Work on Packet Trimming has become of interest as hardware has become fast enough to do in-transit packet updates. Handley et al. considered trimming for the Data Center [1]. They define NDP, a novel data-center transport that achieves near-optimal completion times for short transfers and high flow throughput in a wide range of scenarios. With NDP, the switches trim the packets to just headers and then priority forward the headers. The authors observe that “Due to packet trimming, it is very rare for a packet to be actually lost”. To improve round trip times across the network, in [3] the authors suggest that trimming the whole payload and only keeping the header, can only work well in Data Centers where the dropped payload may be retransmitted fast enough to the node that dropped the payload. Such a data center approach does not generalize to full WANs. Selectively trimming the packet, rather than the whole payload, offers a less drastic mechanism that would work in the wide area network. For enhancing end-to-end transport, a new transport protocol QUCO is defined [31], which reacts to congestion by selectively dropping parts of a payload packet, combined with mitigation mechanisms to handle the loss of part of the payload. Their packet trimming scheme reduces the variation in the number of packets going through the network, and allows for tighter targets to be set on the number of packets in transmission, and also on the size of the switch buffers. QUCO has less delay and less delay variations than TCP, with a resulting reduction in jitter. Very recent work for implementing a hardware mechanism for packet trimming has investigated how trimming can be implemented in programmable switches which were not specifically designed for trimming [32]. That implementation uses P4 on the Tofino switch ASIC, and shows that it is possible to undertake trimming and demonstrates that trimming can be integrated into a production-grade datacenter switch.

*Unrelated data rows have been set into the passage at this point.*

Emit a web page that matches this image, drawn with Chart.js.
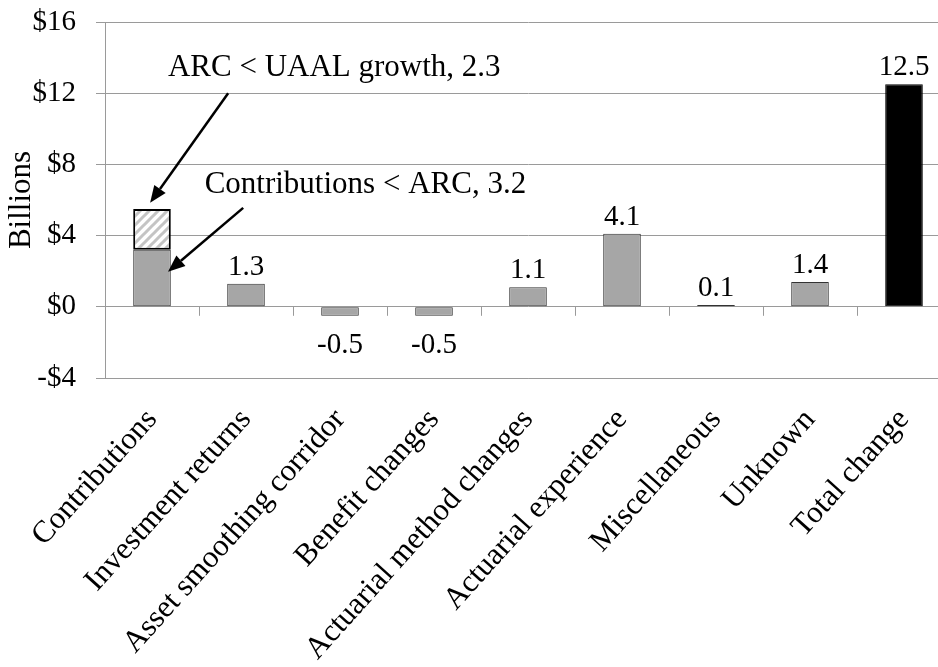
<!DOCTYPE html>
<html>
<head>
<meta charset="utf-8">
<script src="https://cdn.jsdelivr.net/npm/chart.js@4"></script>
<style>
  html, body { margin: 0; padding: 0; background: #fff; overflow: hidden; }
  #wrap { width: 960px; height: 667px; }
</style>
</head>
<body>
<div id="wrap"><canvas id="chart"></canvas></div>
<script>
// ==================== DATA ====================
const categories = ["Contributions", "Investment returns", "Asset smoothing corridor", "Benefit changes",
  "Actuarial method changes", "Actuarial experience", "Miscellaneous", "Unknown", "Total change"];
const mainValues = [3.2, 1.3, -0.5, -0.5, 1.1, 4.1, 0.1, 1.4, 12.5];
const arcGapValues = [2.3, null, null, null, null, null, null, null, null];
const yTicks = [-4, 0, 4, 8, 12, 16];

const annoTexts = ["ARC < UAAL growth, 2.3", "Contributions < ARC, 3.2"];

const FONT = "'Liberation Serif', 'Times New Roman', serif";

// hatched fill for the ARC < UAAL segment
function makeHatch() {
  const c = document.createElement("canvas");
  c.width = 9; c.height = 9;
  const g = c.getContext("2d");
  g.fillStyle = "#fff";
  g.fillRect(0, 0, 9, 9);
  g.strokeStyle = "#c4c4c4";
  g.lineWidth = 3;
  g.beginPath();
  g.moveTo(-2, 11); g.lineTo(11, -2);
  g.moveTo(-2, 2); g.lineTo(2, -2);
  g.moveTo(7, 11); g.lineTo(11, 7);
  g.stroke();
  return g.createPattern(c, "repeat");
}

// fractional category position -> pixel
function catX(xs, v) {
  const p0 = xs.getPixelForValue(0), p1 = xs.getPixelForValue(1);
  return p0 + v * (p1 - p0);
}

function arrow(ctx, x1, y1, x2, y2) {
  const a = Math.atan2(y2 - y1, x2 - x1), len = 17, w = 7;
  const bx = x2 - len * Math.cos(a), by = y2 - len * Math.sin(a);
  ctx.strokeStyle = "#000"; ctx.fillStyle = "#000"; ctx.lineWidth = 2.5;
  ctx.beginPath(); ctx.moveTo(x1, y1); ctx.lineTo(bx, by); ctx.stroke();
  ctx.beginPath();
  ctx.moveTo(x2, y2);
  ctx.lineTo(bx + w * Math.sin(a), by - w * Math.cos(a));
  ctx.lineTo(bx - w * Math.sin(a), by + w * Math.cos(a));
  ctx.closePath(); ctx.fill();
}

// ==================== PLUGINS ====================
const extras = {
  id: "extras",
  afterDatasetsDraw(chart) {
    const ctx = chart.ctx, xs = chart.scales.x, ys = chart.scales.y;
    const meta = chart.getDatasetMeta(0);
    ctx.save();
    // small tick marks under the zero line between categories
    const y0 = ys.getPixelForValue(0);
    ctx.strokeStyle = "#9a9a9a"; ctx.lineWidth = 1;
    for (let i = 0; i < categories.length - 1; i++) {
      const x = Math.round(catX(xs, i + 0.5)) + 0.5;
      ctx.beginPath(); ctx.moveTo(x, y0); ctx.lineTo(x, y0 + 9); ctx.stroke();
    }
    // value labels
    ctx.fillStyle = "#000";
    ctx.font = "29px " + FONT;
    ctx.textAlign = "center";
    ctx.textBaseline = "alphabetic";
    mainValues.forEach((v, i) => {
      if (i === 0) return;
      const bar = meta.data[i];
      const txt = v.toFixed(1);
      if (v >= 0) ctx.fillText(txt, bar.x, ys.getPixelForValue(v) - 9);
      else ctx.fillText(txt, bar.x, ys.getPixelForValue(v) + 37);
    });
    // annotations
    ctx.font = "31px " + FONT;
    ctx.textAlign = "left";
    ctx.fillText(annoTexts[0], catX(xs, 0.17), ys.getPixelForValue(12.98));
    ctx.fillText(annoTexts[1], catX(xs, 0.56), ys.getPixelForValue(6.4));
    arrow(ctx, catX(xs, 0.81), ys.getPixelForValue(12.0), catX(xs, -0.02), ys.getPixelForValue(5.84));
    arrow(ctx, catX(xs, 0.97), ys.getPixelForValue(5.56), catX(xs, 0.17), ys.getPixelForValue(1.97));
    ctx.restore();
  }
};

// ==================== CHART ====================
document.addEventListener("DOMContentLoaded", () => {
  const ctx = document.getElementById("chart").getContext("2d");
  const hatch = makeHatch();
  new Chart(ctx, {
    type: "bar",
    data: {
      labels: categories,
      datasets: [
        {
          data: mainValues,
          backgroundColor: mainValues.map((v, i) => i === mainValues.length - 1 ? "#000" : "#a6a6a6"),
          borderColor: mainValues.map((v, i) => i === mainValues.length - 1 ? "#000" : "#333"),
          borderWidth: 1,
          borderSkipped: false,
          barPercentage: 0.4,
          categoryPercentage: 1.0
        },
        {
          data: arcGapValues,
          backgroundColor: hatch,
          borderColor: "#000",
          borderWidth: 2,
          borderSkipped: false,
          barPercentage: 0.4,
          categoryPercentage: 1.0
        }
      ]
    },
    options: {
      responsive: true,
      maintainAspectRatio: false,
      animation: false,
      layout: { padding: { top: 22, right: 9, left: 0, bottom: 0 } },
      plugins: { legend: { display: false }, tooltip: { enabled: false } },
      scales: {
        x: {
          stacked: true,
          grid: { display: false },
          border: { display: true, color: "#9a9a9a" },
          ticks: {
            autoSkip: false, minRotation: 48, maxRotation: 48,
            padding: 16, color: "#000", font: { family: FONT, size: 31 }
          },
          afterFit(scale) { scale.height = 289; }
        },
        y: {
          stacked: true,
          min: -4, max: 16,
          afterBuildTicks(scale) { scale.ticks = yTicks.map(v => ({ value: v })); },
          grid: { color: "#9a9a9a", lineWidth: 1, tickLength: 9 },
          border: { display: true, color: "#9a9a9a" },
          ticks: {
            padding: 20, color: "#000", font: { family: FONT, size: 29 },
            callback: v => (v < 0 ? "-$" + Math.abs(v) : "$" + v)
          },
          title: {
            display: true, text: "Billions", color: "#000",
            font: { family: FONT, size: 31 }, padding: { top: 3, bottom: 0 }
          },
          afterFit(scale) { scale.width = 105; scale.paddingTop = 0; scale.paddingBottom = 0; }
        }
      }
    },
    plugins: [extras]
  });
});
</script>
</body>
</html>
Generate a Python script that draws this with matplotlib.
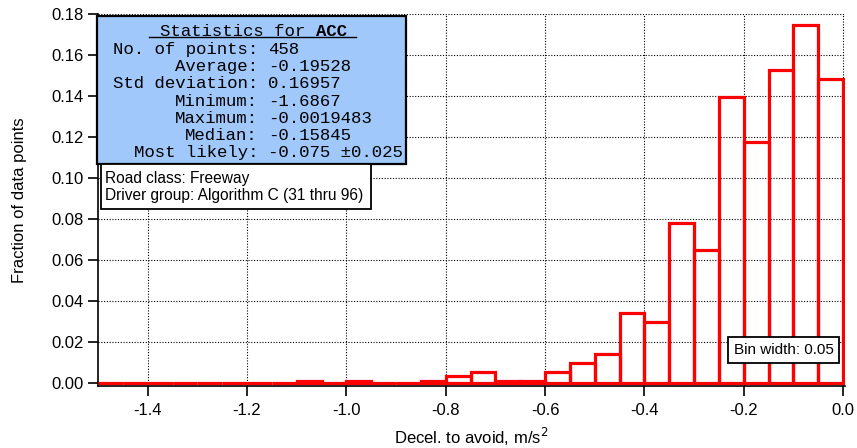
import matplotlib.pyplot as plt
from matplotlib.patches import Rectangle
from matplotlib.lines import Line2D

# histogram, bin width 0.05 from -1.5 to 0.0
bin_left = [-1.50, -1.45, -1.40, -1.35, -1.30, -1.25, -1.20, -1.15, -1.10, -1.05,
            -1.00, -0.95, -0.90, -0.85, -0.80, -0.75, -0.70, -0.65, -0.60, -0.55,
            -0.50, -0.45, -0.40, -0.35, -0.30, -0.25, -0.20, -0.15, -0.10, -0.05]
fraction = [0, 0, 0, 0, 0, 0, 0, 0, 0.0009, 0,
            0.0009, 0, 0, 0.0008, 0.0033, 0.0055, 0.0009, 0.0009, 0.0055, 0.0098,
            0.0142, 0.0343, 0.0298, 0.0780, 0.0650, 0.1395, 0.1175, 0.1525, 0.1745, 0.1483]
bin_width = 0.05

stat_labels = ["No. of points:", "Average:", "Std deviation:", "Minimum:",
               "Maximum:", "Median:", "Most likely:"]
stat_values = ["458", "-0.19528", "0.16957", "-1.6867", "-0.0019483",
               "-0.15845", "-0.075 \u00b10.025"]
info_lines = ["Road class: Freeway", "Driver group: Algorithm C (31 thru 96)"]

plt.rcParams['font.family'] = 'Liberation Sans'

W, H = 857, 448
fig = plt.figure(figsize=(W / 100, H / 100), dpi=100)


def px(x, y):
    return x / W, 1 - y / H


ax = fig.add_axes([98 / W, (H - 386) / H, (845 - 98) / W, (386 - 14) / H])
ax.bar(bin_left, fraction, width=bin_width, align="edge", fill=False,
       edgecolor="#ff0000", linewidth=2.3, zorder=3)
ax.set_xlim(-1.5, 0.004)
ax.set_ylim(-0.0015, 0.18)
ax.set_xticks([-1.4, -1.2, -1.0, -0.8, -0.6, -0.4, -0.2, 0.0])
ax.set_xticklabels(["-1.4", "-1.2", "-1.0", "-0.8", "-0.6", "-0.4", "-0.2", "0.0"])
ax.set_yticks([0, 0.02, 0.04, 0.06, 0.08, 0.10, 0.12, 0.14, 0.16, 0.18])
ax.yaxis.set_major_formatter(plt.FormatStrFormatter("%.2f"))
ax.grid(True, color="black", linestyle=(0, (1, 1.5)), linewidth=0.8)
ax.set_axisbelow(True)
for s in ["top", "right"]:
    ax.spines[s].set_visible(False)
for s in ["left", "bottom"]:
    ax.spines[s].set_linewidth(1.2)
ax.tick_params(direction="out", length=7, width=1.2, labelsize=12, pad=3)
ax.tick_params(axis="x", pad=5)
ax.set_ylabel("Fraction of data points", fontsize=12, labelpad=18)
ax.set_xlabel("Decel. to avoid, m/s$^2$", fontsize=12, labelpad=6)

# statistics box
x0, y0 = px(97, 164)
x1, y1 = px(406, 16)
fig.add_artist(Rectangle((x0, y0), x1 - x0, y1 - y0, transform=fig.transFigure,
                         facecolor="#a0c8fa", edgecolor="black", linewidth=1.6, zorder=5))
mono = "Liberation Mono"
fig.text(*px(160, 31.5), "Statistics for ", family=mono, fontsize=12.5,
         va="center", ha="left", zorder=6)
fig.text(*px(316, 31.5), "ACC", family=mono, fontsize=12.5, weight="bold",
         va="center", ha="left", zorder=6)
ua, ub = px(149, 37), px(356, 37)
fig.add_artist(Line2D([ua[0], ub[0]], [ua[1], ub[1]], transform=fig.transFigure,
                      color="black", linewidth=1, zorder=6))
for i, (lab, val) in enumerate(zip(stat_labels, stat_values)):
    yy = 49.3 + i * 17.25
    fig.text(*px(258, yy), lab, family=mono, fontsize=12.5, va="center", ha="right", zorder=6)
    fig.text(*px(268, yy), val, family=mono, fontsize=12.5, va="center", ha="left", zorder=6)

# road class box
x0, y0 = px(101, 209)
x1, y1 = px(371, 164)
fig.add_artist(Rectangle((x0, y0), x1 - x0, y1 - y0, transform=fig.transFigure,
                         facecolor="white", edgecolor="black", linewidth=1.3, zorder=5))
for i, line in enumerate(info_lines):
    fig.text(*px(105, 178 + i * 17.5), line, fontsize=11.2,
             va="center", ha="left", zorder=6)

# bin width box
x0, y0 = px(728, 363)
x1, y1 = px(839, 337)
fig.add_artist(Rectangle((x0, y0), x1 - x0, y1 - y0, transform=fig.transFigure,
                         facecolor="white", edgecolor="black", linewidth=1.3, zorder=5))
fig.text(*px(783.5, 350.5), "Bin width: %.2f" % bin_width,
         fontsize=11, va="center", ha="center", zorder=6)

fig.savefig("out.png", dpi=100)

Edge Computing is considered an extension of cloud computing, whereby additional computational, data handling, and networking resources are placed closer to the end systems. As a consequence, the processes for data processing, networking, data management, and storage can occur between the end systems and the cloud servers, not just at the centralized cloud servers. Edge Computing can be extremely useful for low-latency applications, as well as applications that generate an enormous amount of data that cannot be practically transferred to cloud servers in real-time, due to proximity to the clients, or bandwidth or time limitations [33]. In recent times, centralized applications have evolved towards service-oriented architectures and microservices, with small independent and loosely coupled systems that deal with a very specific tasks being virtualized and executed autonomously, especially at the edge.

3 BPP processing

To execute the required BPP processing of packets, BPP enabled network nodes are necessary. A server is responsible for constructing the BPP packets, by creating the header, the chunks, and setting the significance value of each chunk. Our paper [7] explains this packet filling process in detail. The significance values are set for each chunk of each BPP packet, and they show the importance of each chunk within the packet. The significance value provides the network node with the information needed when it is deciding to keep the chunk, or trim it from the packet. When we use the Packet Wash process of BPP to trim packets during their transmission over the network, the chunk removal is undertaken by considering both the importance of the chunk to the video content, indicated by the significance value, and the available bandwidth at the time of the calculation.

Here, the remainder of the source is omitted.